Donald Trump has claimed over and over again that his campaign had no interactions with the Kremlin throughout the election season, despite statements from some inside the operation that claim otherwise. There were major concerns that Russian hackers were attempting to infiltrate U.S. elections systems in order to provide an advantage to Trump in key states. Then there were the leaks of DNC emails, which painted the Democrats in a negative light and boosted Trump’s appeal among swing voters. Certainly, this Russian interference is no small matter, as foreign involvement and intervention in a U.S. election would undermine the democratic processes upon which this nation was founded and has continued to thrive for centuries. As such, the U.S. intelligence community put out a report in October claiming that they had reason to believe “that senior levels of the Russian government had directed the hacking of Democratic political groups in the US and release of information from them with the intent of influencing the US election” (CNN). A recent report from The Washington Post found that the CIA concluded that Russia did not only aim to interfere, but they actually aimed to have Trump elected.
Now, months after the intelligence community released its report, and with a little more than five weeks before Trump takes office, a bipartisan team of senators has called for a formal investigation into the potential Russian interference in the recent election. Among those calling for this investigation is Senate Majority Leader Mitch McConnell, who has split with Trump in saying that he has "the highest confidence in the intelligence community, and especially the Central Intelligence Agency." John McCain is also among those leading the push for the investigation, saying this morning that "it's another form of warfare and the entire issue is going to be examined by the Armed Services Committee because it's a threat to our national security."
The movement has also picked up steam in the House, as Speaker Paul Ryan released a statement in favor of the investigation as a result of Russian aggression in recent years. “As I’ve said before, any foreign intervention in our elections is entirely unacceptable. And any intervention by Russia is especially problematic because, under President Putin, Russia has been an aggressor that consistently undermines American interests.”
In contrast, Mr. Trump has denounced the report and the intelligence community that raised the issue. "I think it's just another excuse. I don't believe it," he said in an interview yesterday. Trump’s transition team went so far as to condemn the intelligence officials who work around the clock to gather crucial information to maintain U.S. interests at home and abroad. "These are the same people that said Saddam Hussein had weapons of mass destruction," read one of the statements released by the team.

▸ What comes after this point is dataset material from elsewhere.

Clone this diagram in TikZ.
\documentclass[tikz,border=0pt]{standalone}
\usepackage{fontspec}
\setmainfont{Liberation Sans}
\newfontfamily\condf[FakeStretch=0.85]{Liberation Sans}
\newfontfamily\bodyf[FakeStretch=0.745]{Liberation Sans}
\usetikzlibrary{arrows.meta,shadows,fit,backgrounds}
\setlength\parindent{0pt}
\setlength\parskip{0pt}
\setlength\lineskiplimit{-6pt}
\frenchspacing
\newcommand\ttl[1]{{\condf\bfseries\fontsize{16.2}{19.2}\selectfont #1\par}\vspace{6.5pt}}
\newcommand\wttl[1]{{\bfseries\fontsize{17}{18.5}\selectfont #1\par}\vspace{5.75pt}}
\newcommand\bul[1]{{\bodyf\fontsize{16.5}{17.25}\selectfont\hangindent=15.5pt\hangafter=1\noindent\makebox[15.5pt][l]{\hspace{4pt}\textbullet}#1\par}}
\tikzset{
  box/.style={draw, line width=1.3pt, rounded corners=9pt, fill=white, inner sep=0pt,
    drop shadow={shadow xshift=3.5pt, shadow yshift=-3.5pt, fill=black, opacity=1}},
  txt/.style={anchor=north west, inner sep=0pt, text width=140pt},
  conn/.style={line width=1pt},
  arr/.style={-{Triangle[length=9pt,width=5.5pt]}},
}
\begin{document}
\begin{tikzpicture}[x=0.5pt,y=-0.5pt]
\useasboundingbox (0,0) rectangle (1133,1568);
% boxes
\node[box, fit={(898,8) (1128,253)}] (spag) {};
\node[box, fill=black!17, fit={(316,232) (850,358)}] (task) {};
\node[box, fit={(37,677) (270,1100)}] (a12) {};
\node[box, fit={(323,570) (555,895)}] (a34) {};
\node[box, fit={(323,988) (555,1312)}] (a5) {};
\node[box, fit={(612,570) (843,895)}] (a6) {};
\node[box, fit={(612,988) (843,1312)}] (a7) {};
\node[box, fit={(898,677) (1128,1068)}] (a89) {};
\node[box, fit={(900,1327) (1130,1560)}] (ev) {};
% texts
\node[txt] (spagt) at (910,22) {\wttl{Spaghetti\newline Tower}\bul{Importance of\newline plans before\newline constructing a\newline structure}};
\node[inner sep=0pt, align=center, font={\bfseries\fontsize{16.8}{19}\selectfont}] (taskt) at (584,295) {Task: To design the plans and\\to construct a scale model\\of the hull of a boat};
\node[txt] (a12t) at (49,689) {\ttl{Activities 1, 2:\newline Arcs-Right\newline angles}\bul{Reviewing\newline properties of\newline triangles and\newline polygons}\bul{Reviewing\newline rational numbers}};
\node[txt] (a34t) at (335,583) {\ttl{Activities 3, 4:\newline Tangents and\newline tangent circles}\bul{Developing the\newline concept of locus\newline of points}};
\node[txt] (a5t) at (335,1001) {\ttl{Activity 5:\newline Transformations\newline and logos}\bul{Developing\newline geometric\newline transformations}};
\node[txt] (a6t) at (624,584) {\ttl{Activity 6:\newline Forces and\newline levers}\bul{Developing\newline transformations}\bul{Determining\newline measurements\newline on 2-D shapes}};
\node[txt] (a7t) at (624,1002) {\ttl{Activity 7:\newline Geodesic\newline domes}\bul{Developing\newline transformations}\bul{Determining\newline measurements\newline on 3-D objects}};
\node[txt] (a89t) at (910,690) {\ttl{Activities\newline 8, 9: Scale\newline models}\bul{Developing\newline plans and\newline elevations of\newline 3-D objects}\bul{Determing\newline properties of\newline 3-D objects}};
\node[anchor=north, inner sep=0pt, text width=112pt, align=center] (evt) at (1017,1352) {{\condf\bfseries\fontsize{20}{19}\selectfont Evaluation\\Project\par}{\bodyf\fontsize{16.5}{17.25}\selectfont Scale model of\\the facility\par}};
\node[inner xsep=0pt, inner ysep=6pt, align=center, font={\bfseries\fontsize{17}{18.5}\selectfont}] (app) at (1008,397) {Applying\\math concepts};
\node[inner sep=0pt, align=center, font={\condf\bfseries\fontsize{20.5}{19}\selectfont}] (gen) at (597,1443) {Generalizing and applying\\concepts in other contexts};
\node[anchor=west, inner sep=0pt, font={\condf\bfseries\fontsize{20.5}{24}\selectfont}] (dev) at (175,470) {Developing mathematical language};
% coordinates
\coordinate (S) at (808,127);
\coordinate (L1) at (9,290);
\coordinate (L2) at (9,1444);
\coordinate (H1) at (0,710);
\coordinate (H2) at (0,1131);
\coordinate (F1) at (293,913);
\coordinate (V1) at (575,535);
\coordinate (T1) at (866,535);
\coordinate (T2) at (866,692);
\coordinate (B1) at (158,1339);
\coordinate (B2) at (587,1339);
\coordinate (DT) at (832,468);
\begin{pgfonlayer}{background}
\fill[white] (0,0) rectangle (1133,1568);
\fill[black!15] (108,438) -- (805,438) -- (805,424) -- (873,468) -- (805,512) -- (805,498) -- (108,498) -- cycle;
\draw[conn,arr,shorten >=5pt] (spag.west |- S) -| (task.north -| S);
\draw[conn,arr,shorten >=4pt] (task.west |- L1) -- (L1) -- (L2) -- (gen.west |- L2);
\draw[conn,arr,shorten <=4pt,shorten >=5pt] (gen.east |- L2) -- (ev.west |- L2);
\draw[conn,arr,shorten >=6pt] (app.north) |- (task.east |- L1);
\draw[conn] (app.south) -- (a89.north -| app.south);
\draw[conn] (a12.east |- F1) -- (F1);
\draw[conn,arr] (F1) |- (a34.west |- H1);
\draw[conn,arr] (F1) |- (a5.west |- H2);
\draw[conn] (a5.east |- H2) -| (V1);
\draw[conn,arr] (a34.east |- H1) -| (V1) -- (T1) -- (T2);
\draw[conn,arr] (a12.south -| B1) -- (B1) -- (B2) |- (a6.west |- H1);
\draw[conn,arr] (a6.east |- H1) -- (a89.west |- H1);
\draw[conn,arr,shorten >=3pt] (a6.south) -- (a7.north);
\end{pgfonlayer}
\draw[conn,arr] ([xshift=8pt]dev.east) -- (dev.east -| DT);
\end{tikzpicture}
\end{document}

Trump then tweeted his own condemnation for the potential investigation, writing, "unless you catch "hackers" in the act, it is very hard to determine who was doing the hacking. Why wasn't this brought up before election?"

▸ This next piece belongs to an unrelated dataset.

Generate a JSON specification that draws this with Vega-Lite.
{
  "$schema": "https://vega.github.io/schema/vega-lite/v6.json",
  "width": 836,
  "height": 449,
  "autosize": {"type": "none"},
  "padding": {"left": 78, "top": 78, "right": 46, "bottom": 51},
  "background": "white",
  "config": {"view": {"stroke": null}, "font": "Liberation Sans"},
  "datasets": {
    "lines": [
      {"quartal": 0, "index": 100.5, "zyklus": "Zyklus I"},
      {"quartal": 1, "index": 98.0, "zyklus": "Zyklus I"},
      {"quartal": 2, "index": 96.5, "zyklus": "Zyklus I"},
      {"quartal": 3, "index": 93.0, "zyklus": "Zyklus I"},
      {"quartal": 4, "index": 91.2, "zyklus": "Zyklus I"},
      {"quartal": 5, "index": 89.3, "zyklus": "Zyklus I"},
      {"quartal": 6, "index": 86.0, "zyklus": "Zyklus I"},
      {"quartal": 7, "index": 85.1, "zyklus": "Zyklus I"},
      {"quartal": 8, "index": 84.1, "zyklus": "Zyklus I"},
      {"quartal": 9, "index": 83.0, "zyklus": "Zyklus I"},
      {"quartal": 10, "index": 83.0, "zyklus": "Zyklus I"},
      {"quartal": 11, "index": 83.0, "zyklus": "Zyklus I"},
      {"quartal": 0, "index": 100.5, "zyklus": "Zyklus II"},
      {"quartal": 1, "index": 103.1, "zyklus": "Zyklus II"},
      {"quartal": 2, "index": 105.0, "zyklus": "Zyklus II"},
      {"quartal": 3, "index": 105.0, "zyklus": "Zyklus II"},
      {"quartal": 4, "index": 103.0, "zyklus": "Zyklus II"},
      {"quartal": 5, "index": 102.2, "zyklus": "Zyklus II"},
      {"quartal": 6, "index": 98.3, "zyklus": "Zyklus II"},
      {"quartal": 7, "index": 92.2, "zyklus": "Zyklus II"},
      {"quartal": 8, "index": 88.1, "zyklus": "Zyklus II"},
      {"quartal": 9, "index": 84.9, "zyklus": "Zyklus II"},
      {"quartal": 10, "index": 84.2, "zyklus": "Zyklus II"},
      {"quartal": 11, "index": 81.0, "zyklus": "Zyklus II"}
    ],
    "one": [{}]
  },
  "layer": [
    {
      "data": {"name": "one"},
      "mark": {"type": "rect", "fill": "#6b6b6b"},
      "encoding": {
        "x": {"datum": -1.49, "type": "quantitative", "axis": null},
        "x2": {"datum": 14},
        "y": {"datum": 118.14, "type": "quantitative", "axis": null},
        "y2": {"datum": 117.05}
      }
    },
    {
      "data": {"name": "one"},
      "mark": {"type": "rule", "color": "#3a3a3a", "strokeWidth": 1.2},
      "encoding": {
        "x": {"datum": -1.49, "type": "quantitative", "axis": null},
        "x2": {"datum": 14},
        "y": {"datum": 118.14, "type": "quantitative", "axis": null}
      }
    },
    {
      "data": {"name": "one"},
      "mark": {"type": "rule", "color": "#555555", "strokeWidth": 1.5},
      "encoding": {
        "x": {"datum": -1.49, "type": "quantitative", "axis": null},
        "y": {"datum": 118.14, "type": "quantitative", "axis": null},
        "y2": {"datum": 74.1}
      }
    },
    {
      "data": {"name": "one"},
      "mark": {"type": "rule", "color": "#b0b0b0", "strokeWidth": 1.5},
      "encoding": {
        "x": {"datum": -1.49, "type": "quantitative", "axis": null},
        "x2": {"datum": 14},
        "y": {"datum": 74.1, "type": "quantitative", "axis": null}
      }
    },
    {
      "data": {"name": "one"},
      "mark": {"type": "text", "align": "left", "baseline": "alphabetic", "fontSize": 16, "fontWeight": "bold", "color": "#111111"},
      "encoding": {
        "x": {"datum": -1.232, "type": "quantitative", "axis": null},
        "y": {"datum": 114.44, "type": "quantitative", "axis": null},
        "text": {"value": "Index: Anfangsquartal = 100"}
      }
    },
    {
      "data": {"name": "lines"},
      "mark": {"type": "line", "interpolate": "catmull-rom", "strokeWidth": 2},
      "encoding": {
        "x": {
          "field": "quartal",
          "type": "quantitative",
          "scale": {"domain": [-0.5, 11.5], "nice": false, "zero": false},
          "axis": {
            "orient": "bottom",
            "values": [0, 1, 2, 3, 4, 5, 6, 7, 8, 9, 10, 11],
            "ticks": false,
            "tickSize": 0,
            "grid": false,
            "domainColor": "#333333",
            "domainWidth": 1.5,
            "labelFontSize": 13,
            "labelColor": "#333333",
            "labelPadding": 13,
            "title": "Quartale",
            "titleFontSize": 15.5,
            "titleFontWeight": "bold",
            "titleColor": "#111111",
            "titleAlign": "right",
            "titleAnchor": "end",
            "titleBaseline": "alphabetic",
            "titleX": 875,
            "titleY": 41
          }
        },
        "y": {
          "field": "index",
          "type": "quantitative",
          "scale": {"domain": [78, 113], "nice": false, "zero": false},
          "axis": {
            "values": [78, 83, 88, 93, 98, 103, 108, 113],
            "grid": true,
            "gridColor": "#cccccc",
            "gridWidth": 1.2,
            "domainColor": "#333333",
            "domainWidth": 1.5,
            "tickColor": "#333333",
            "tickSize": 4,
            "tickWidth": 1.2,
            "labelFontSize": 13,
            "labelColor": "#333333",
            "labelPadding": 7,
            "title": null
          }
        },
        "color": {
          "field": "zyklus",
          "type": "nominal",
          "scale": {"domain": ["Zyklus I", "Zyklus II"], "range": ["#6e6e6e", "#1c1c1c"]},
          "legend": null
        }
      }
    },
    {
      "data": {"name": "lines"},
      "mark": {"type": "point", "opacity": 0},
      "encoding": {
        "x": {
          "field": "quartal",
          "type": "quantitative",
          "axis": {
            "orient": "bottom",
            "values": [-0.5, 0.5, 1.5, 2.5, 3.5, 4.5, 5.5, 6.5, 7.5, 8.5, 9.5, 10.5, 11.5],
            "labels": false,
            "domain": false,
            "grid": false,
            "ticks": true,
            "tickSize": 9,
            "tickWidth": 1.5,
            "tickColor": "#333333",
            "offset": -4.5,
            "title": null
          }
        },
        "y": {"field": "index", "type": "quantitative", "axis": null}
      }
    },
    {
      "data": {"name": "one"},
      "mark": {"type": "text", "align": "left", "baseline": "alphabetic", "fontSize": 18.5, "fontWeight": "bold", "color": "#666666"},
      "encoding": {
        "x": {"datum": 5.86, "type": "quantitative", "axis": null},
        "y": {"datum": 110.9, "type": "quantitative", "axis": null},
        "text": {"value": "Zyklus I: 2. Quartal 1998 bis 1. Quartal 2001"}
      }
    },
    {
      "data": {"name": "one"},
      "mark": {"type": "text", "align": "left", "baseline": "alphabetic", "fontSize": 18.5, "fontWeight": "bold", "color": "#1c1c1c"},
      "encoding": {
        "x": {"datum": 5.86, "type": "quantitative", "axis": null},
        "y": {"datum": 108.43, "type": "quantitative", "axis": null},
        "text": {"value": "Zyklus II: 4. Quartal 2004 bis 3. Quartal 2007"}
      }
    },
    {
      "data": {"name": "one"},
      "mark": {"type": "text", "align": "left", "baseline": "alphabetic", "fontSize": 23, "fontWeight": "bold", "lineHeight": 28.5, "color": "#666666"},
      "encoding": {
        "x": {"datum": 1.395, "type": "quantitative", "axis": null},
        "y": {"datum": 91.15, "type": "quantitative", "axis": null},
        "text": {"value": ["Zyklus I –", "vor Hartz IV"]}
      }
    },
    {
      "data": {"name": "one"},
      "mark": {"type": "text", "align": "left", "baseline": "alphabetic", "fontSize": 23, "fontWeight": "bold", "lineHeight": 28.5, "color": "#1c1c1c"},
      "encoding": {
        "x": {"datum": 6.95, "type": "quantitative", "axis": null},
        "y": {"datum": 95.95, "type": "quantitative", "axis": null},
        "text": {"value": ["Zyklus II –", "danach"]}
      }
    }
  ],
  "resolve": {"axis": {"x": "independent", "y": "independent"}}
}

What is ironic about Trump’s resistance toward the CIA and other intelligence agencies is that he is personally not taking many steps to bring himself up to speed on key issues for U.S. international policy. Reports find that he is only taking one briefing per week and having Pence receive the daily briefings, which breaks U.S. precedent and has angered politicians across the board. Representative Adam Schiff tweeted that "if Trump was as smart as he keeps telling us, he would appreciate all he has to learn.”
What do you think of the investigation? What do you think about Trump’s response?